### REQUIRED TASK:
Starting at the first line of the listing below, repeat each line exactly until the line containing "n_days = 365", which you include. Leave out pictures.

### RAW DATA:
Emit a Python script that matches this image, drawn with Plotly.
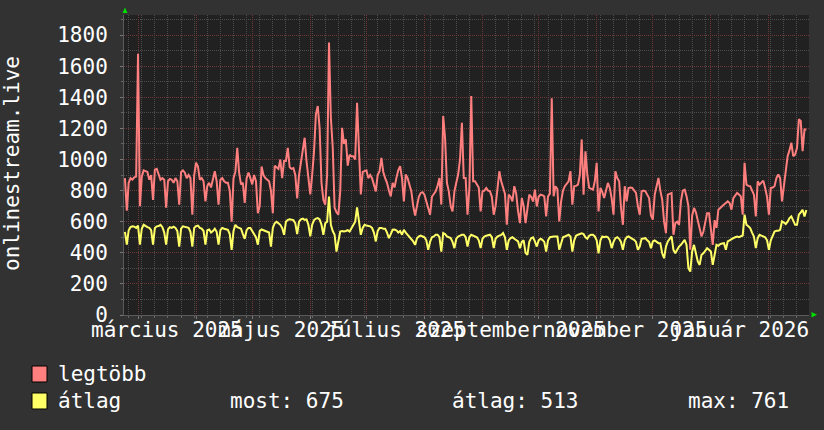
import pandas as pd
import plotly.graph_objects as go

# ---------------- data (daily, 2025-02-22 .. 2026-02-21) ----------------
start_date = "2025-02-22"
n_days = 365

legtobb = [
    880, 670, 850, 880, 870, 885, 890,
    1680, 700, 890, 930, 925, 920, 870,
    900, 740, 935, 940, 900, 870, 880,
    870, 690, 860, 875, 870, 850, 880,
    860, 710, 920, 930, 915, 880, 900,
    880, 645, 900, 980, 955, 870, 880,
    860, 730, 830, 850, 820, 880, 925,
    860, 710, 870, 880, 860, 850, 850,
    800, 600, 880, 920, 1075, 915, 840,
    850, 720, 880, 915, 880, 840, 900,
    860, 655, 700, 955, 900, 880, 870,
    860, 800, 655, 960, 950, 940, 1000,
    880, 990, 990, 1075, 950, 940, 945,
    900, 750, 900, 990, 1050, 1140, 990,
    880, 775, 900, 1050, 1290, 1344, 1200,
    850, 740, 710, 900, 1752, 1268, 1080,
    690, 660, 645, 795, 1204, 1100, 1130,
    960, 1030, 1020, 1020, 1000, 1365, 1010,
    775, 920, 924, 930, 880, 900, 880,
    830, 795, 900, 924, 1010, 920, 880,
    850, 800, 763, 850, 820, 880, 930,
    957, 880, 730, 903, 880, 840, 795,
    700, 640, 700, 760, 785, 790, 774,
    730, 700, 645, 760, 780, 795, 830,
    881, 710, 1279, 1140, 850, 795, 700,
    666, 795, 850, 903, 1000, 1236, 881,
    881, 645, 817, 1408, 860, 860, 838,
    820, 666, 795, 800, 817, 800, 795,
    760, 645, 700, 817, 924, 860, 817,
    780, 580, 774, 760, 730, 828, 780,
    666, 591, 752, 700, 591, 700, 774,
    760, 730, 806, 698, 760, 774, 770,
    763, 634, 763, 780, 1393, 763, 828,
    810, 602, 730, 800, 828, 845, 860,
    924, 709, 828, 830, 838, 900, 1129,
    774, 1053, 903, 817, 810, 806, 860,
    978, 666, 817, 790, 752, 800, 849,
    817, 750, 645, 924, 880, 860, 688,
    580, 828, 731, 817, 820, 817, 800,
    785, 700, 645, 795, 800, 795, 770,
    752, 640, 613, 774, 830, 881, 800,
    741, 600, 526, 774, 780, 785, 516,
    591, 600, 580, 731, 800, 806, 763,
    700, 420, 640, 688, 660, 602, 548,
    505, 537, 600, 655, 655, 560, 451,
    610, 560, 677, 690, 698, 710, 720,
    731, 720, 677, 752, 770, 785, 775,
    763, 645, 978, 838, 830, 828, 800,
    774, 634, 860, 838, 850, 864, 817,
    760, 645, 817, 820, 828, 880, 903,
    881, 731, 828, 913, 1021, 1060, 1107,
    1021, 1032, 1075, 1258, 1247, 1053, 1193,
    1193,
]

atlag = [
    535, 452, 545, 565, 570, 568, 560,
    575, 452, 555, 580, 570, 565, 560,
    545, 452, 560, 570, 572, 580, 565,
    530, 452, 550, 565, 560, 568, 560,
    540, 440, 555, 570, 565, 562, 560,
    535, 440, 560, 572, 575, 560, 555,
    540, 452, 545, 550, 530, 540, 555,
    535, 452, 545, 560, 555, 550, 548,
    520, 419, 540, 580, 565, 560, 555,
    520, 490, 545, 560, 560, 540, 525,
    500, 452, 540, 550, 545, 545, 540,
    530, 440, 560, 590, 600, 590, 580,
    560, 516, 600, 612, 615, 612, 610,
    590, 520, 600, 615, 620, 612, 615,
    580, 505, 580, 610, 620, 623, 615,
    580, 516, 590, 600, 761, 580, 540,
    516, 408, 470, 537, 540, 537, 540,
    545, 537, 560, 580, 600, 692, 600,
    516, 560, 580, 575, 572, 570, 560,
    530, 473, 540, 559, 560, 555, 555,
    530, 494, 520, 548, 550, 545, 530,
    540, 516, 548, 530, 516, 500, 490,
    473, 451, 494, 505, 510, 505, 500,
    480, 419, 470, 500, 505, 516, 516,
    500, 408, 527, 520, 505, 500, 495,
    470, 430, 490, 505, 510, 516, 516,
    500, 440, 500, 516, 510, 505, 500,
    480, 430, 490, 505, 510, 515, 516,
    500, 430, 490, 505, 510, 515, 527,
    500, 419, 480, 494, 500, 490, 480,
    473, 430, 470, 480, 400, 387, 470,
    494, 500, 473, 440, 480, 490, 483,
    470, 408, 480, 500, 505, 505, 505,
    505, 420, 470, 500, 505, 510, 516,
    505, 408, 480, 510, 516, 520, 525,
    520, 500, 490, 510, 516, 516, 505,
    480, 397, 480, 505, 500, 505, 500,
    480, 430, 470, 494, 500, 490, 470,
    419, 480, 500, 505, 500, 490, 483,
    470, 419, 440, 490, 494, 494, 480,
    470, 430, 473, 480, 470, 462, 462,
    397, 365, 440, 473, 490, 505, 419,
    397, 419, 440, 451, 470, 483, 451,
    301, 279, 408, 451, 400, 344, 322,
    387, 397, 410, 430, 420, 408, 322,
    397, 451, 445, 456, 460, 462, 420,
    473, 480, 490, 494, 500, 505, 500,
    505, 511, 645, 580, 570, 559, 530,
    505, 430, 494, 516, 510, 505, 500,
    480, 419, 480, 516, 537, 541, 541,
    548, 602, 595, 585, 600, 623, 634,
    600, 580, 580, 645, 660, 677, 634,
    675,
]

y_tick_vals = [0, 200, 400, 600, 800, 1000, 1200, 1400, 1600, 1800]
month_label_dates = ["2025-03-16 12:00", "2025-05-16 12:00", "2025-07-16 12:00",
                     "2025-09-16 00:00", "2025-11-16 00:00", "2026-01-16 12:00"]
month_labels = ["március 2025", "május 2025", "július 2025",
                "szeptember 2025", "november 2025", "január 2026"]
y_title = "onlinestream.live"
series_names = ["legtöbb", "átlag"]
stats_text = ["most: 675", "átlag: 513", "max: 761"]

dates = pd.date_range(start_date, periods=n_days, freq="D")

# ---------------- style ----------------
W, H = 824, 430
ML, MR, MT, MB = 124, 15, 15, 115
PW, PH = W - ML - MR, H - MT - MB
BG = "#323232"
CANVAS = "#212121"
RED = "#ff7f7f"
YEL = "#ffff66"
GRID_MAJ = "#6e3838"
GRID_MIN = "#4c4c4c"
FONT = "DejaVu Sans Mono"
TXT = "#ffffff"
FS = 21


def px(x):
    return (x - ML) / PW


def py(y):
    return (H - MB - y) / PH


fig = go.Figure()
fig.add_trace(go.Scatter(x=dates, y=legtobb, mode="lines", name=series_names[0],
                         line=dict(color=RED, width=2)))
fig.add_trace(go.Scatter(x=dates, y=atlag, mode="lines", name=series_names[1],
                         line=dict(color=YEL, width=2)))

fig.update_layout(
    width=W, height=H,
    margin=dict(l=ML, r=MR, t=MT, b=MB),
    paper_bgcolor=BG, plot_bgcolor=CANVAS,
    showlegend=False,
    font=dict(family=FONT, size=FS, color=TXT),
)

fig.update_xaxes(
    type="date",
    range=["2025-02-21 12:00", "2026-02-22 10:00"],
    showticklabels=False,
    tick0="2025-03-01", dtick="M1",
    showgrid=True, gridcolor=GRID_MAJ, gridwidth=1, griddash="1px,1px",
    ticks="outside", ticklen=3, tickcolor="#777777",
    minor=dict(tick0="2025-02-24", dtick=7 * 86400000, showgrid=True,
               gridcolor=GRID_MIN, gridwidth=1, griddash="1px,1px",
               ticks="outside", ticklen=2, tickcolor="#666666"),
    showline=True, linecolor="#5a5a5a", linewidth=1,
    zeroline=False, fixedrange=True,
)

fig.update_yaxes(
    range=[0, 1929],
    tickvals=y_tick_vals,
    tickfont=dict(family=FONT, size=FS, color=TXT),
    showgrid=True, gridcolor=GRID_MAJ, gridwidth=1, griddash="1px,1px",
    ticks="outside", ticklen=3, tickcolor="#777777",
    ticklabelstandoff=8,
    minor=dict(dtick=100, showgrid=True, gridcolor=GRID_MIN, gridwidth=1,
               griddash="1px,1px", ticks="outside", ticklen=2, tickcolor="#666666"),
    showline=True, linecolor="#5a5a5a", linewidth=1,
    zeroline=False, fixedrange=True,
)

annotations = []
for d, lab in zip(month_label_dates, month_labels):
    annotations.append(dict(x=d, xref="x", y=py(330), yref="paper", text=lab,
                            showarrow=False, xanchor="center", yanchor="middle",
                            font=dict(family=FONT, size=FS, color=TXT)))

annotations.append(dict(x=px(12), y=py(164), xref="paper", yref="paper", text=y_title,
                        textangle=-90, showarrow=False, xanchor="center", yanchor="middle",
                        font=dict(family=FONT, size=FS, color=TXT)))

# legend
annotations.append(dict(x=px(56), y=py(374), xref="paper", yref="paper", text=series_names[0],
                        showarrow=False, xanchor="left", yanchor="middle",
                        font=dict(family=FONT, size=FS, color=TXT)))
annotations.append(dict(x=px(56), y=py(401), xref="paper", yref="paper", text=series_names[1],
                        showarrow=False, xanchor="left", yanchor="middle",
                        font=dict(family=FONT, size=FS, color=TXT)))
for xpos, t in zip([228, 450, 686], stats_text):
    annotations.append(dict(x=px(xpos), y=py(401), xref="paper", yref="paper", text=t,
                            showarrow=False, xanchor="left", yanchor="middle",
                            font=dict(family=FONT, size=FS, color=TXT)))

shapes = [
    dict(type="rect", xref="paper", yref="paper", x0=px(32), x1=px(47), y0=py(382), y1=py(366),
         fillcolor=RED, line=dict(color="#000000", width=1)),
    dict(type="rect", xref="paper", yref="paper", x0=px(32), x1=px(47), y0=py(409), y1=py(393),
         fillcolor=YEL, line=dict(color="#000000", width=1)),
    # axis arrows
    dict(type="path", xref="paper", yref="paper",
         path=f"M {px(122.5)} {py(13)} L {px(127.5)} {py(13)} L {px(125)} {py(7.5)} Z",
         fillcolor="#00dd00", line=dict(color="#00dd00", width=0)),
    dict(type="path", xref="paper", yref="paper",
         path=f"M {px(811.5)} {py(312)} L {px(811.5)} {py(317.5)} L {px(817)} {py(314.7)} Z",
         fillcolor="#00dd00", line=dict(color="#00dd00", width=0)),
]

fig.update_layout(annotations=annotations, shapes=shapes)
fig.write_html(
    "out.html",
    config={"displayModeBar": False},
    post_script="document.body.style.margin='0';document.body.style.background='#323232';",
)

### RESPONSE TO THIS EXERCISE:
Emit a Python script that matches this image, drawn with Plotly.
import pandas as pd
import plotly.graph_objects as go

# ---------------- data (daily, 2025-02-22 .. 2026-02-21) ----------------
start_date = "2025-02-22"
n_days = 365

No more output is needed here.